I’d totally planned to babble alongside my NaNoWriMo writing again this year, but weirdly, having a full time job again and a stupidly busy week has made that difficult. With part 13 (which will be up tomorrow morning) I’ve just tripped over 25 thousand words. That’s halfway! Well, I hope it is anyway… god knows where the story will actually end. I’m very much enjoying it again, though I’ve felt rather out of control this last week. I think that’s because I had an even vaguer idea than last year and was on the verge of not committing to participate at all. I’m glad I ignored my warning instincts again! Last year had no plan either, but it also had a narrower focus, being neat and linear and only really having one character – control was easier to achieve, and it was easier to manage the things that happen. If I’m talking about this as if I’m not in control of it, well that’s exactly how it feels.

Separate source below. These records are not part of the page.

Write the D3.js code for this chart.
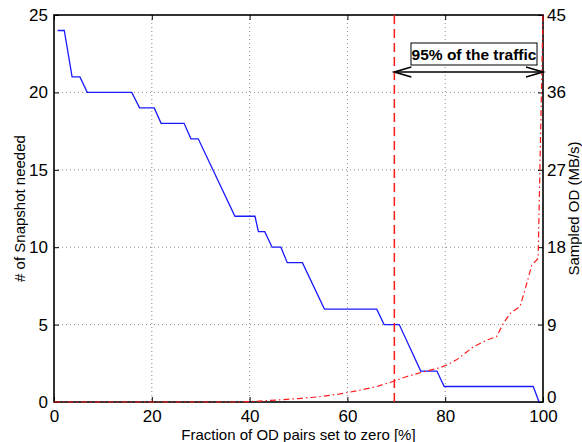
<!DOCTYPE html>
<html>
<head>
<meta charset="utf-8">
<script src="https://cdn.jsdelivr.net/npm/d3@7/dist/d3.min.js"></script>
<style>
  html, body { margin: 0; padding: 0; background: #fff; }
  svg text { font-family: "Liberation Sans", Arial, Helvetica, sans-serif; }
</style>
</head>
<body>
<svg id="chart" width="582" height="442"></svg>
<script>
// Fraction of OD pairs set to zero [%] vs. number of snapshots needed (left axis)
const snapX = [0.75, 2.1, 3.7, 5.3, 6.8, 15.9, 17.5, 20.5, 21.9, 26.6, 28.0, 29.5, 37.0, 41.1, 41.8, 43.1, 44.6, 46.4, 47.7, 50.8, 55.3, 66.0, 67.5, 70.6, 75.0, 78.3, 79.8, 98.0, 99.2];
const snapY = [24, 24, 21, 21, 20, 20, 19, 19, 18, 18, 17, 17, 12, 12, 11, 11, 10, 10, 9, 9, 6, 6, 5, 5, 2, 2, 1, 1, 0];

// Sampled OD volume in MB/s (right axis)
const odX = [0, 38, 42, 46, 50, 54, 58, 62, 66, 69.6, 72, 75.5, 79, 80.3, 82.3, 83.7, 85.7, 88.5, 90.5, 91.9, 93.3, 95.3, 96.3, 97.7, 99, 100];
const odY = [0, 0, 0.1, 0.25, 0.4, 0.6, 0.9, 1.3, 1.8, 2.44, 2.94, 3.5, 4.0, 4.3, 4.9, 5.5, 6.4, 7.2, 7.6, 9.15, 10.3, 11.1, 13.0, 15.9, 16.7, 45];

// Ticks
const xTicks = [0, 20, 40, 60, 80, 100];
const leftTicks = [0, 5, 10, 15, 20, 25];
const rightTicks = [0, 9, 18, 27, 36, 45];

// Threshold covering 95% of the traffic
const trafficCut = 69.6;
const trafficLabel = "95% of the traffic";

const svg = d3.select("#chart");
const L = 54, R = 543, T = 15, B = 402;

const x = d3.scaleLinear().domain([0, 100]).range([L, R]);
const yL = d3.scaleLinear().domain([0, 25]).range([B, T]);
const yR = d3.scaleLinear().domain([0, 45]).range([B, T]);

// Dotted grid
const grid = svg.append("g");
xTicks.filter(v => v > 0 && v < 100).forEach(v => {
  grid.append("line").attr("x1", x(v)).attr("x2", x(v)).attr("y1", T).attr("y2", B)
    .attr("stroke", "#8a8a8a").attr("stroke-width", 1).attr("stroke-dasharray", "1,3");
});
leftTicks.filter(v => v > 0 && v < 25).forEach(v => {
  grid.append("line").attr("x1", L).attr("x2", R).attr("y1", yL(v)).attr("y2", yL(v))
    .attr("stroke", "#8a8a8a").attr("stroke-width", 1).attr("stroke-dasharray", "1,3");
});

// Axes with inward ticks
const tickLen = 5;
const fmt = d3.format("d");
const axB = svg.append("g").attr("transform", `translate(0,${B})`)
  .call(d3.axisBottom(x).tickValues(xTicks).tickSize(-tickLen).tickPadding(8).tickFormat(fmt));
const axT = svg.append("g").attr("transform", `translate(0,${T})`)
  .call(d3.axisTop(x).tickValues(xTicks).tickSize(-tickLen).tickFormat(""));
const axL = svg.append("g").attr("transform", `translate(${L},0)`)
  .call(d3.axisLeft(yL).tickValues(leftTicks).tickSize(-tickLen).tickPadding(6).tickFormat(fmt));
const axR = svg.append("g").attr("transform", `translate(${R},0)`)
  .call(d3.axisRight(yR).tickValues(rightTicks).tickSize(-tickLen).tickPadding(4).tickFormat(fmt));

[axB, axT, axL, axR].forEach(a => {
  a.select(".domain").remove();
  a.selectAll(".tick line").attr("stroke", "#000").attr("stroke-width", 1);
  a.selectAll(".tick text").attr("font-size", 17).attr("fill", "#000")
    .attr("font-family", "Liberation Sans, Arial, sans-serif");
});
axR.selectAll(".tick text").filter(d => d === 0).attr("dy", "0.02em");

// Frame
svg.append("rect").attr("x", L).attr("y", T).attr("width", R - L).attr("height", B - T)
  .attr("fill", "none").attr("stroke", "#000").attr("stroke-width", 1.6);

// Snapshot curve
const lineL = d3.line().x((d, i) => x(snapX[i])).y(d => yL(d));
svg.append("path").datum(snapY).attr("d", lineL)
  .attr("fill", "none").attr("stroke", "#1a1aff").attr("stroke-width", 1.3);

// Sampled OD curve (dash-dot)
const lineR = d3.line().x((d, i) => x(odX[i])).y(d => yR(d));
svg.append("path").datum(odY).attr("d", lineR)
  .attr("fill", "none").attr("stroke", "#ff1a1a").attr("stroke-width", 1.2)
  .attr("stroke-dasharray", "6,3,1.5,3");

// 95% traffic threshold
svg.append("line").attr("x1", x(trafficCut)).attr("x2", x(trafficCut)).attr("y1", T).attr("y2", B)
  .attr("stroke", "#ff1a1a").attr("stroke-width", 1.5).attr("stroke-dasharray", "9,5");

// Double-headed arrow
const ay = 72;
const ax0 = x(trafficCut), ax1 = x(100);
const arrow = svg.append("g").attr("stroke", "#000").attr("stroke-width", 1.6).attr("fill", "none");
arrow.append("line").attr("x1", ax0).attr("x2", ax1).attr("y1", ay).attr("y2", ay);
arrow.append("path").attr("d", `M${ax0 + 17},${ay - 5} L${ax0},${ay} L${ax0 + 17},${ay + 5}`);
arrow.append("path").attr("d", `M${ax1 - 17},${ay - 5} L${ax1},${ay} L${ax1 - 17},${ay + 5}`);

// Label box
const bx0 = 411, bx1 = 537, by0 = 43, by1 = 65;
svg.append("rect").attr("x", bx0).attr("y", by0).attr("width", bx1 - bx0).attr("height", by1 - by0)
  .attr("fill", "#fff").attr("stroke", "#000").attr("stroke-width", 1);
svg.append("text").attr("x", (bx0 + bx1) / 2).attr("y", 60).attr("text-anchor", "middle")
  .attr("font-size", 15.5).attr("font-weight", "bold").text(trafficLabel);

// Axis titles
svg.append("text").attr("x", (L + R) / 2).attr("y", 440).attr("text-anchor", "middle")
  .attr("font-size", 15).text("Fraction of OD pairs set to zero [%]");
svg.append("text").attr("transform", `translate(25,${(T + B) / 2}) rotate(-90)`)
  .attr("text-anchor", "middle").attr("font-size", 15).text("# of Snapshot needed");
svg.append("text").attr("transform", `translate(579,${(T + B) / 2}) rotate(-90)`)
  .attr("text-anchor", "middle").attr("font-size", 15).text("Sampled OD (MB/s)");
</script>
</body>
</html>
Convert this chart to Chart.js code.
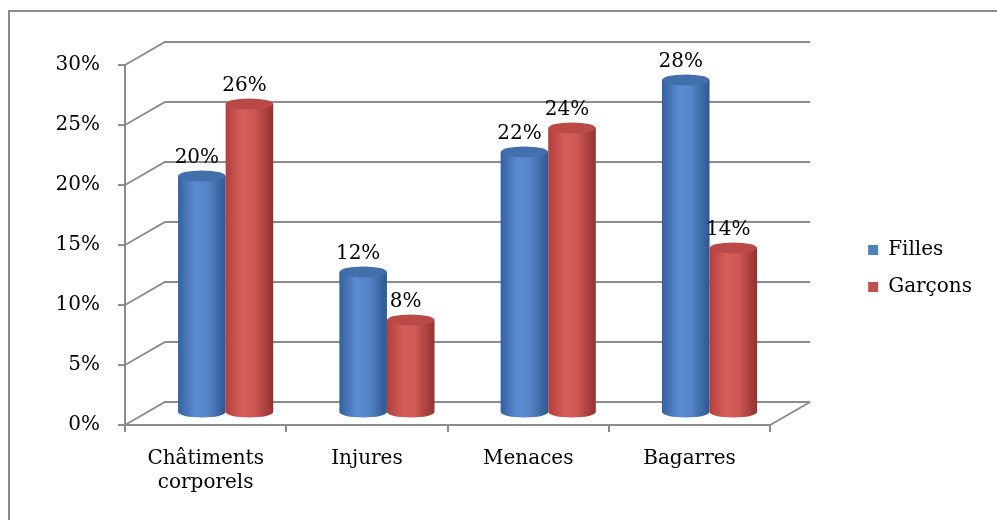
<!DOCTYPE html>
<html>
<head>
<meta charset="utf-8">
<script src="https://cdn.jsdelivr.net/npm/chart.js@4.4.1/dist/chart.umd.min.js"></script>
<style>
  html, body { margin: 0; padding: 0; background: #fff; }
  canvas { display: block; }
</style>
</head>
<body>
<canvas id="chart" width="997" height="520"></canvas>
<script>
const categories = [['Châtiments', 'corporels'], 'Injures', 'Menaces', 'Bagarres'];
const filles = [20, 12, 22, 28];
const garcons = [26, 8, 24, 14];
const seriesNames = ['Filles', 'Garçons'];

const GRID = '#8c8c8c';
const DEPTH_X = 40, DEPTH_Y = -23;   // back wall offset from the front axes
const BAR_DX = 20, BAR_DY = -9;      // cylinders stand half way in
const RY = 5.5;                      // ellipse half height

const looks = [
  { stops: ['#34619e', '#5a8ad0', '#5686c9', '#2e5891'], top: '#4270ad' },
  { stops: ['#b23f3c', '#d65e5a', '#cf5854', '#913331'], top: '#bb4a47' }
];

const cylinders = {
  id: 'cylinders',
  beforeDraw(chart) {
    const ctx = chart.ctx;
    ctx.save();
    ctx.strokeStyle = GRID;
    ctx.lineWidth = 2;
    ctx.strokeRect(9, 11, 2000, 2000);
    ctx.restore();
  },
  beforeDatasetsDraw(chart) {
    const ctx = chart.ctx, y = chart.scales.y, a = chart.chartArea;
    ctx.save();
    ctx.strokeStyle = GRID;
    ctx.lineWidth = 2;
    ctx.beginPath();
    y.ticks.forEach(t => {
      const fy = y.getPixelForValue(t.value);
      ctx.moveTo(a.left, fy);
      ctx.lineTo(a.left + DEPTH_X, fy + DEPTH_Y);
      ctx.lineTo(a.right + DEPTH_X, fy + DEPTH_Y);
    });
    ctx.moveTo(a.right, a.bottom);
    ctx.lineTo(a.right + DEPTH_X, a.bottom + DEPTH_Y);
    ctx.stroke();
    ctx.restore();
  },
  beforeDatasetDraw() {
    return false;
  },
  afterDatasetsDraw(chart) {
    const ctx = chart.ctx;
    ctx.save();
    chart.data.datasets.forEach((ds, di) => {
      const look = looks[di];
      chart.getDatasetMeta(di).data.forEach((bar, i) => {
        const { x, y, base, width } = bar;
        const cx = x + BAR_DX, rx = width / 2;
        const l = cx - rx, r = cx + rx;
        const topY = y + BAR_DY, botY = base + BAR_DY - 3;
        const g = ctx.createLinearGradient(l, 0, r, 0);
        g.addColorStop(0, look.stops[0]);
        g.addColorStop(0.35, look.stops[1]);
        g.addColorStop(0.6, look.stops[2]);
        g.addColorStop(1, look.stops[3]);
        ctx.fillStyle = g;
        ctx.beginPath();
        ctx.moveTo(l, topY);
        ctx.lineTo(l, botY);
        ctx.ellipse(cx, botY, rx, RY, 0, Math.PI, 0, true);
        ctx.lineTo(r, topY);
        ctx.closePath();
        ctx.fill();
        ctx.fillStyle = look.top;
        ctx.beginPath();
        ctx.ellipse(cx, topY, rx, RY, 0, 0, Math.PI * 2);
        ctx.fill();

        ctx.fillStyle = '#000';
        ctx.font = '20px "DejaVu Serif"';
        ctx.textAlign = 'center';
        ctx.textBaseline = 'alphabetic';
        ctx.fillText(ds.data[i] + '%', cx - 5, topY - RY - 8);
      });
    });
    ctx.restore();
  }
};

Chart.defaults.font.family = '"DejaVu Serif"';
Chart.defaults.font.size = 20;
Chart.defaults.color = '#000';

new Chart(document.getElementById('chart'), {
  type: 'bar',
  data: {
    labels: categories,
    datasets: [
      { label: seriesNames[0], data: filles, backgroundColor: '#4f81bd' },
      { label: seriesNames[1], data: garcons, backgroundColor: '#c0504d' }
    ]
  },
  options: {
    responsive: false,
    animation: false,
    categoryPercentage: 0.59,
    barPercentage: 1,
    layout: { padding: { top: 17, bottom: 0, left: 0, right: 15 } },
    scales: {
      x: {
        grid: { drawOnChartArea: false, drawTicks: true, tickLength: 7, color: GRID, lineWidth: 2 },
        border: { color: GRID, width: 2 },
        ticks: { padding: 15, maxRotation: 0, autoSkip: false },
        afterFit: s => { s.height = 95; }
      },
      y: {
        min: 0, max: 30,
        grid: { drawOnChartArea: false, drawTicks: true, tickLength: 7, color: GRID, lineWidth: 2 },
        border: { color: GRID, width: 2 },
        ticks: { stepSize: 5, padding: 18, callback: v => v + '%' },
        afterFit: s => { s.width = 125; }
      },
      topSpacer: {
        axis: 'x',
        type: 'linear',
        position: 'top',
        grid: { display: false },
        border: { display: false },
        ticks: { display: false },
        afterFit: s => { s.height = 48; }
      },
      spacer: {
        axis: 'y',
        type: 'linear',
        position: 'right',
        grid: { display: false },
        border: { display: false },
        ticks: { display: false },
        afterFit: s => { s.width = 81; }
      }
    },
    plugins: {
      legend: {
        position: 'right',
        labels: { boxWidth: 10, boxHeight: 10, padding: 17 }
      },
      tooltip: { enabled: false }
    }
  },
  plugins: [cylinders]
});
</script>
</body>
</html>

Shaking off the dreams is how we begin every day. If you can’t, if you let them mire your mind, there’s no way to go forward. Since we had been activated – woken – whatever – every night was a hideous cascade of nightmares. Maybe the others got used to it, maybe they didn’t always wake up screaming. I know Chelsea did, worse than me, because I was always there when she woke up. Our shared adventure, and now shared bed had brought us close in ways I didn’t understand. I didn’t understand why she felt a similar bond with Chelsea. Maybe I was still resentful for the crack across the head – a literal crack, which Chelsea filled with the same epoxy that was slathered across the hole Charlie had put in me. I suppose I felt like I was coming apart. The dreams hardly helped. Charlotte was hidden away in the green; her yells of waking lost in the in the fat leaves and branches. Perhaps that soothed her. Perhaps it would have soothed all of us – I never got the chance to find out. It’s hard to bear grudges when the four of you hang in an unreal void of information and history, probably unhealthy too. You can’t have divisions between just four, despite the embarrassment of options: three against one, everyone for themselves, two against two. They’re all bad and unaffordable in such a tiny environment. But what we were supposed to do when Charlotte decided to curtail our freedoms and limit us? Well, as pragmatic and endlessly practical beings, we just got on with it. So we adapted to waking up alone, we adapted to think only within these four crudely conjoined domes, we forgot about the world around us because we weren’t in it. In an important sense, it was not in us either.